Bu arada 2004'te öldürülen Uğur Kaymaz'ı anmak günümüzde fiiliyatta 'suçu ve suçluyu övme' kapsamına alınmıştı...
Evinin bahçesinde öğretmeninin ayaklarında terlikle yüzüstü yatar bulduğu Uğur'u anma etkinliğine katılanlar hakkında ivedilikle dava açılıyor, şimdiden de onlarca kişi hapis cezasına çarptırılmıştı.
Neyi hatırlayacağımıza ya da neyi anacağımıza kadim hikmet-i hükümetin iradesine göre şekillendiğini geçen temmuz ayında Madımak önünde anma toplantısının yasaklanmasıyla tecrübe etmiştik.

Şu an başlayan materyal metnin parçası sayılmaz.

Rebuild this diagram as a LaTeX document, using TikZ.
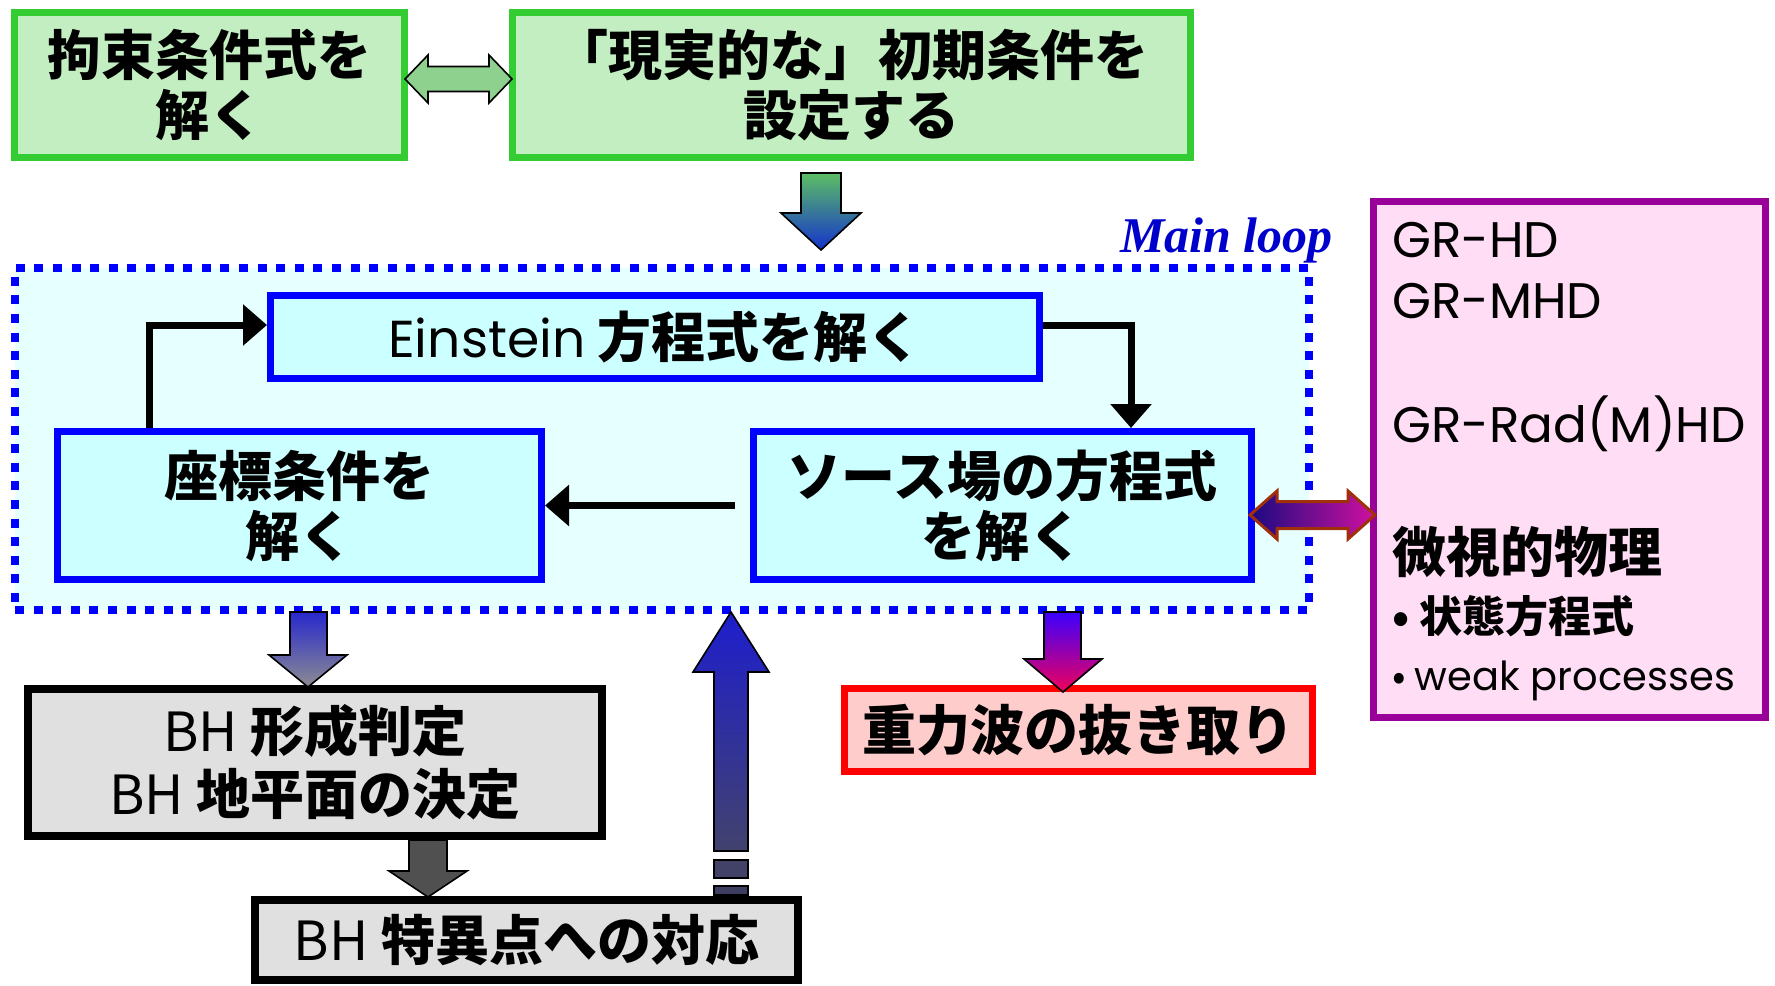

O kadar bibergazı, çevik kuvvet, barikat boşuna değildi.
Devletin müdahil olduğu, göz yumduğu sivil katliamlarının faillerini yargılamadığı gibi üstelik mağdurlarını 'hakir görüp, kriminalize etmesi' eski bir bilgiydi.
Yani şimdi sırada zaman aşımına uğrayan Sivas katliamıyla ilgili kitlelerin 'adalet talebini' nasıl yaparız da 'suç' fiiline dönüştürürüz süreci işliyor.